Data provided:
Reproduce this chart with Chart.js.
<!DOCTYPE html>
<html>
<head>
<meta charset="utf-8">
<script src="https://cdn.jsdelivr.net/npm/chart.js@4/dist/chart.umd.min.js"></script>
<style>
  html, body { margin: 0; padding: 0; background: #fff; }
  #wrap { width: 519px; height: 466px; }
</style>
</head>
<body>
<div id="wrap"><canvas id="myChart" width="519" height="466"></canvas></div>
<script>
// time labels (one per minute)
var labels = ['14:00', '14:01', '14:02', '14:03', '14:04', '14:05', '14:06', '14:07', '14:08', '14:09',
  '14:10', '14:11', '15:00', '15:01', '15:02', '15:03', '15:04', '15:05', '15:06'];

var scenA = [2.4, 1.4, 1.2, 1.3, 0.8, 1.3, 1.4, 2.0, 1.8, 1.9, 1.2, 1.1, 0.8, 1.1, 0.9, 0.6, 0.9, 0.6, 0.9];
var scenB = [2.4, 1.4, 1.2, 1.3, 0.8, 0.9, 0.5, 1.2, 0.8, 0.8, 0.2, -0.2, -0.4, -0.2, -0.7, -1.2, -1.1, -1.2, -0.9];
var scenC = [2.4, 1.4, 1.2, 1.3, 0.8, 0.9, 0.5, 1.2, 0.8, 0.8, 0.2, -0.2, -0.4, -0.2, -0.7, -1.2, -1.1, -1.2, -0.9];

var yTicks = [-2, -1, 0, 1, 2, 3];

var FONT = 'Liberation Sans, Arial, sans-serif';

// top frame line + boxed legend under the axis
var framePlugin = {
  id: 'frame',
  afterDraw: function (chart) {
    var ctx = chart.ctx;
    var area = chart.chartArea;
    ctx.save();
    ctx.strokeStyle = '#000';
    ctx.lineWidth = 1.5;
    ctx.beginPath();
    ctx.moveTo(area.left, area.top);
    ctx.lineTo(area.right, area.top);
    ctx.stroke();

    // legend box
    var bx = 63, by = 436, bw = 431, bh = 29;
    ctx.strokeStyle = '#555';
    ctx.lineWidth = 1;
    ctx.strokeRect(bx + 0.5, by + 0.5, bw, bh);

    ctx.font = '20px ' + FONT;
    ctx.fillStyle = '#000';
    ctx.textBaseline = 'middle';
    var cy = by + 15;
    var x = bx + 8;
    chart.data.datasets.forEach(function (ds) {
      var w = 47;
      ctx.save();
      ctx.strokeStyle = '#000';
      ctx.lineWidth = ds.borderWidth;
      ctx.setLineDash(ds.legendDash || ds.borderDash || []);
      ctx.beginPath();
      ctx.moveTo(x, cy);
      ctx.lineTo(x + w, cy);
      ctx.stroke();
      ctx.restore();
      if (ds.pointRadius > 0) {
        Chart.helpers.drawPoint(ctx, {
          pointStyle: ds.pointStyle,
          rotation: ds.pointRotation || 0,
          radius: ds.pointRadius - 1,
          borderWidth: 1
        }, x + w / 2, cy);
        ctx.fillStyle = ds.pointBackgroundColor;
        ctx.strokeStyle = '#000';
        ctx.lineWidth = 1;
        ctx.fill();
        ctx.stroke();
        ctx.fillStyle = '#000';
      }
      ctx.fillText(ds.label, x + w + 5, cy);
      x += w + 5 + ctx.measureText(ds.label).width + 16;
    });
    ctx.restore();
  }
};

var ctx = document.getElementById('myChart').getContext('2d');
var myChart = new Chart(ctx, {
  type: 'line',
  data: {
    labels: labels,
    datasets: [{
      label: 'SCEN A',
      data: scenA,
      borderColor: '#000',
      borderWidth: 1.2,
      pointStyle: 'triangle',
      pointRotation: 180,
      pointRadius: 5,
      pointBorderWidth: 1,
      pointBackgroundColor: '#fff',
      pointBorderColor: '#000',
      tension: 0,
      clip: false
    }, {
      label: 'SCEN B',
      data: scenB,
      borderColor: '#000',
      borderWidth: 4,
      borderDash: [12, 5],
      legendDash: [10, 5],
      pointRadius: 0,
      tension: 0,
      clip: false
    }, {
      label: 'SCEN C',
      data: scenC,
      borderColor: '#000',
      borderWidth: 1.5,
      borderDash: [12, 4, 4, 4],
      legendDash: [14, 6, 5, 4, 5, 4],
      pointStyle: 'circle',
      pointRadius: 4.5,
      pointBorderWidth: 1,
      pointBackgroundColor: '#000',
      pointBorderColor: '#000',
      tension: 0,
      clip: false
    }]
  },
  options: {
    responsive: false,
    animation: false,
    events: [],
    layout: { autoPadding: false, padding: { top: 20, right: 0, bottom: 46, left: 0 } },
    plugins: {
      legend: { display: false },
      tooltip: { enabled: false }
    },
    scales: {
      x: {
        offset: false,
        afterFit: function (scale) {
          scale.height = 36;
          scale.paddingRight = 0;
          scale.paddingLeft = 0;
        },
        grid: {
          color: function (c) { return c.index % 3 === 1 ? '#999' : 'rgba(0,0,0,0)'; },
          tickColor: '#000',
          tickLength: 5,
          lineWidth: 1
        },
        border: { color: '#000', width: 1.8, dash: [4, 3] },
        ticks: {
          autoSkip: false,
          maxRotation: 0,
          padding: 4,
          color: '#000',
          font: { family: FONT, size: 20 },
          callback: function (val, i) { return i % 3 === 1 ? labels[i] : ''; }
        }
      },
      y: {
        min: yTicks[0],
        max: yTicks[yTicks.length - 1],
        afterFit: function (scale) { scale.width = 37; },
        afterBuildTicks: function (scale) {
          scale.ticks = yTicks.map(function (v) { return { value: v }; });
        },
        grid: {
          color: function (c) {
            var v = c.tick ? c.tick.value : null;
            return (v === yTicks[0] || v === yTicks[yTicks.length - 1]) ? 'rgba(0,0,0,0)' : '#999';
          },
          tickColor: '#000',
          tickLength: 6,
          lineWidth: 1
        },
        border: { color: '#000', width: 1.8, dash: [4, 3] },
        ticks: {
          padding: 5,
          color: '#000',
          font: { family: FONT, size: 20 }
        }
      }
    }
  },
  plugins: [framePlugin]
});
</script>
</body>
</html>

Task goal: Can you write out the lines above, from the first one through the one containing "var FONT = 'Liberation", exactly as they appear and nothing more?

Complete output:
Reproduce this chart with Chart.js.
<!DOCTYPE html>
<html>
<head>
<meta charset="utf-8">
<script src="https://cdn.jsdelivr.net/npm/chart.js@4/dist/chart.umd.min.js"></script>
<style>
  html, body { margin: 0; padding: 0; background: #fff; }
  #wrap { width: 519px; height: 466px; }
</style>
</head>
<body>
<div id="wrap"><canvas id="myChart" width="519" height="466"></canvas></div>
<script>
// time labels (one per minute)
var labels = ['14:00', '14:01', '14:02', '14:03', '14:04', '14:05', '14:06', '14:07', '14:08', '14:09',
  '14:10', '14:11', '15:00', '15:01', '15:02', '15:03', '15:04', '15:05', '15:06'];

var scenA = [2.4, 1.4, 1.2, 1.3, 0.8, 1.3, 1.4, 2.0, 1.8, 1.9, 1.2, 1.1, 0.8, 1.1, 0.9, 0.6, 0.9, 0.6, 0.9];
var scenB = [2.4, 1.4, 1.2, 1.3, 0.8, 0.9, 0.5, 1.2, 0.8, 0.8, 0.2, -0.2, -0.4, -0.2, -0.7, -1.2, -1.1, -1.2, -0.9];
var scenC = [2.4, 1.4, 1.2, 1.3, 0.8, 0.9, 0.5, 1.2, 0.8, 0.8, 0.2, -0.2, -0.4, -0.2, -0.7, -1.2, -1.1, -1.2, -0.9];

var yTicks = [-2, -1, 0, 1, 2, 3];

var FONT = 'Liberation Sans, Arial, sans-serif';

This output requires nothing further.